To improve the flow of traffic in Riverside, Gage said, the city must continue to build train crossing overpasses and underpasses, which are collectively called grade separations. Because they can cost $45 million to $50 million in some cases, he said, "We need help from the federal government."

The situation involving the Kawa market that was purchased by the city's redevelopment agency attracted a letter in the Press Enterprise's Readers' Forum.


(excerpt)


Shame on us for not trying to help this family by exhausting every possible option. They are our neighbors, and their son attends school with our children.

I suppose that while we have preserved the security of the residents of Bandini Avenue, we should be thankful that we have destroyed only one family. Is that truly the greater good?

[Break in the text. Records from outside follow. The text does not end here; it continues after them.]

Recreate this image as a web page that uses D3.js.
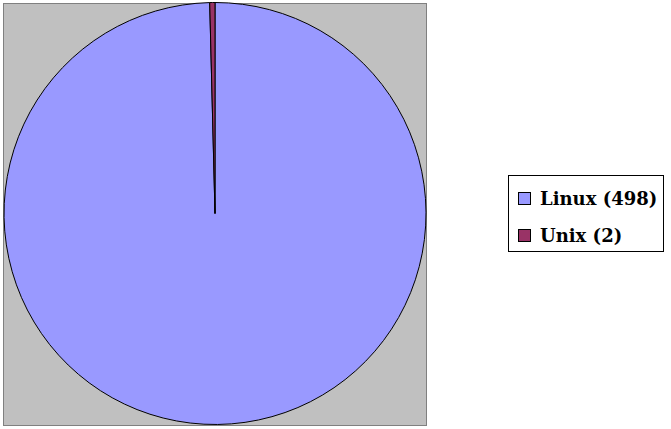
<!DOCTYPE html>
<html>
    <head>
        <meta charset="UTF-8">
        <script src="https://d3js.org/d3.v7.min.js"></script>
        <style>
            body { margin: 0; background: #ffffff; }
            .legend-label { font-family: "DejaVu Serif", serif; font-weight: bold; font-size: 18px; }
        </style>
    </head>
    <body>
        <svg id="canvas"></svg>
        <script>
            width = 671;
            height = 429;

            labels = ["Linux", "Unix"];
            counts = [498, 2];
            colors = ["#9999ff", "#993366"];

            // plot area (grey box) and pie geometry
            plot = { x: 3.5, y: 3.5, w: 423, h: 422 };
            cx = 215;
            cy = 213.5;
            radius = 211;

            canvas = d3.select("#canvas")
                .attr("width", width)
                .attr("height", height);

            canvas.append("rect")
                .attr("x", plot.x)
                .attr("y", plot.y)
                .attr("width", plot.w)
                .attr("height", plot.h)
                .attr("style", "fill:#c0c0c0; stroke:#808080; stroke-width:1;");

            data = labels.map((l, i) => ({ label: l, value: counts[i], color: colors[i] }));

            pie = d3.pie()
                .sort(null)
                .value((d) => d.value);

            arc = d3.arc()
                .innerRadius(0)
                .outerRadius(radius);

            canvas.append("g")
                .attr("transform", "translate(" + cx + "," + cy + ")")
                .selectAll("path")
                .data(pie(data))
                .enter()
                    .append("path")
                        .attr("d", arc)
                        .attr("fill", (d) => d.data.color)
                        .attr("style", "stroke:black; stroke-width:1;");

            // legend
            legend = canvas.append("g");

            legend.append("rect")
                .attr("x", 508.5)
                .attr("y", 175.5)
                .attr("width", 155)
                .attr("height", 76)
                .attr("style", "fill:white; stroke:black; stroke-width:1;");

            item = legend.selectAll("g.item")
                .data(data)
                .enter()
                    .append("g")
                    .attr("class", "item")
                    .attr("transform", (d, i) => "translate(518," + (192 + i * 37) + ")");

            item.append("rect")
                .attr("x", 0.5)
                .attr("y", 0.5)
                .attr("width", 12)
                .attr("height", 12)
                .attr("fill", (d) => d.color)
                .attr("style", "stroke:black; stroke-width:1;");

            item.append("text")
                .attr("class", "legend-label")
                .attr("x", 22)
                .attr("y", 12.5)
                .text((d) => d.label + " (" + d.value + ")");
        </script>
    </body>
</html>
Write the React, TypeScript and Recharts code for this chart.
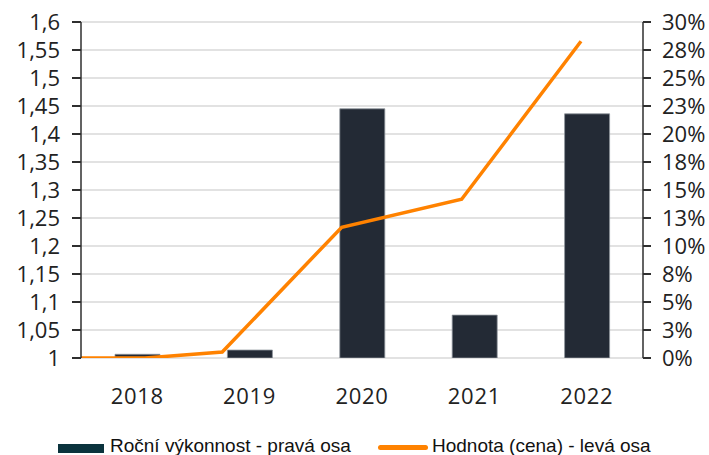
import {
  Bar,
  CartesianGrid,
  ComposedChart,
  Legend,
  Line,
  XAxis,
  YAxis
} from "recharts";

const years = ["2018", "2019", "2020", "2021", "2022"];
// roční výkonnost v %, pravá osa
const performance = [0.33, 0.71, 22.25, 3.83, 21.8];

// hodnota (cena), levá osa - body v čase (roky)
const priceTimes = [2018, 2018.535, 2019.18, 2020.178, 2021.18, 2022.177];
const priceValues = [1.0, 1.0, 1.0107, 1.2335, 1.2834, 1.5655];

const yearTicks = [2018, 2019, 2020, 2021, 2022];
const leftTicks = [1, 1.05, 1.1, 1.15, 1.2, 1.25, 1.3, 1.35, 1.4, 1.45, 1.5, 1.55, 1.6];
const rightTicks = [0, 2.5, 5, 7.5, 10, 12.5, 15, 17.5, 20, 22.5, 25, 27.5, 30];

const barLabel = "Roční výkonnost - pravá osa";
const lineLabel = "Hodnota (cena) - levá osa";

const barData = years.map((year, i) => ({ year, perf: performance[i] }));
const lineData = priceTimes.map((t, i) => ({ t, price: priceValues[i] }));

const axisColor = "#2f2f2f";
const textColor = "#222222";
const fontFamily = "'Open Sans'";

function formatLeft(value: number) {
  return String(value).replace(".", ",");
}

function formatRight(value: number) {
  return `${Math.round(value)}%`;
}

// tick mark + popisek v jednom
function LeftTick(props: any) {
  const { x, y, payload } = props;
  return (
    <g>
      <path d={`M${x + 12},${y}H${x + 21}`} stroke={axisColor} strokeWidth={2} fill="none" />
      <text x={x} y={y} dy="0.355em" textAnchor="end" fontSize={22} fontFamily={fontFamily} fill={textColor}>
        {formatLeft(payload.value)}
      </text>
    </g>
  );
}

function RightTick(props: any) {
  const { x, y, payload } = props;
  return (
    <g>
      <path d={`M${x - 19},${y}H${x - 11}`} stroke={axisColor} strokeWidth={2} fill="none" />
      <text x={x} y={y} dy="0.355em" textAnchor="start" fontSize={22} fontFamily={fontFamily} fill={textColor}>
        {formatRight(payload.value)}
      </text>
    </g>
  );
}

function TimeTick(props: any) {
  const { x, y } = props;
  return <path d={`M${x},${y - 9}V${y}`} stroke={axisColor} strokeWidth={2} fill="none" />;
}

function ChartLegend() {
  return (
    <div
      style={{
        position: "relative",
        height: 47,
        width: 709,
        fontFamily: "'Liberation Sans', Arial, sans-serif",
        fontSize: 19,
        lineHeight: "19px",
        color: "#111"
      }}
    >
      <div
        style={{
          position: "absolute",
          left: 58,
          top: 36,
          width: 46,
          height: 9,
          background: "#0b333d"
        }}
      />
      <span style={{ position: "absolute", left: 110, top: 28, whiteSpace: "nowrap" }}>
        {barLabel}
      </span>
      <div
        style={{
          position: "absolute",
          left: 378,
          top: 37,
          width: 50,
          height: 5,
          borderRadius: 3,
          background: "#ff8200"
        }}
      />
      <span style={{ position: "absolute", left: 432, top: 28, whiteSpace: "nowrap" }}>
        {lineLabel}
      </span>
    </div>
  );
}

export default function App() {
  return (
    <div style={{ position: "absolute", left: 0, top: 0, width: 709, height: 455, background: "#fff" }}>
      <ComposedChart
        width={709}
        height={455}
        data={barData}
        margin={{ top: 22, right: 0, left: 0, bottom: 0 }}
      >
        <CartesianGrid
          xAxisId="t"
          yAxisId="left"
          vertical={false}
          stroke="#d9d9d9"
          strokeWidth={1.5}
        />

        <XAxis
          xAxisId="t"
          dataKey="t"
          type="number"
          domain={[2018, 2022.695]}
          ticks={yearTicks}
          interval={0}
          allowDataOverflow
          height={0}
          tick={<TimeTick />}
          tickSize={9}
          tickMargin={0}
          tickLine={false}
          stroke={axisColor}
          strokeWidth={1.5}
        />

        <XAxis
          xAxisId="cat"
          dataKey="year"
          height={50}
          axisLine={false}
          tickLine={false}
          tickSize={8}
          tickMargin={22}
          tick={{ fontSize: 22, fontFamily, fill: textColor, letterSpacing: 0.7 }}
          interval={0}
        />

        <YAxis
          yAxisId="left"
          orientation="left"
          width={81}
          domain={[1, 1.6]}
          ticks={leftTicks}
          interval={0}
          tickSize={8}
          tickMargin={13}
          tick={<LeftTick />}
          tickLine={false}
          stroke={axisColor}
          strokeWidth={1.5}
          allowDataOverflow
        />

        <YAxis
          yAxisId="right"
          orientation="right"
          width={66}
          domain={[0, 30]}
          ticks={rightTicks}
          interval={0}
          tickSize={7}
          tickMargin={12}
          tick={<RightTick />}
          tickLine={false}
          stroke={axisColor}
          strokeWidth={1.5}
          allowDataOverflow
        />

        <Legend verticalAlign="bottom" content={() => <ChartLegend />} />

        <Bar
          xAxisId="cat"
          yAxisId="right"
          dataKey="perf"
          name={barLabel}
          fill="#232a35"
          stroke="#8d939b"
          strokeWidth={0.8}
          barSize={45}
          isAnimationActive={false}
        />

        <Line
          xAxisId="t"
          yAxisId="left"
          data={lineData}
          dataKey="price"
          name={lineLabel}
          stroke="#ff8200"
          strokeWidth={3.5}
          dot={false}
          activeDot={false}
          type="linear"
          isAnimationActive={false}
        />
      </ComposedChart>
    </div>
  );
}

Given that in this case like in others, it's a business owned by a nonwhite family, it appears that the city really believes that it is improving the neighborhood for residents in the Wood Streets, who are mostly White so that they don't have to be subjected to residents from Olivewood Apartments who are mostly Black walking down their street to the location where the businesses that are not located on Olivewood can be found on Magnolia Avenue.

A ward one candidate forum will be held this evening, somewhere.



Colton's former city council member, Ramon Hernandez who was busted for misappropriation of city funds waived his right to a preliminary hearing in relation to criminal charges related to that incident.

Hernandez's name was raised during an investigation into Colton's former police chief Kenneth Rulon, who alleged that he was being retaliated against by the city manager for reporting Hernandez's alleged misconduct to the San Bernardino County District Attorney's office.

The city of Colton denied that allegation.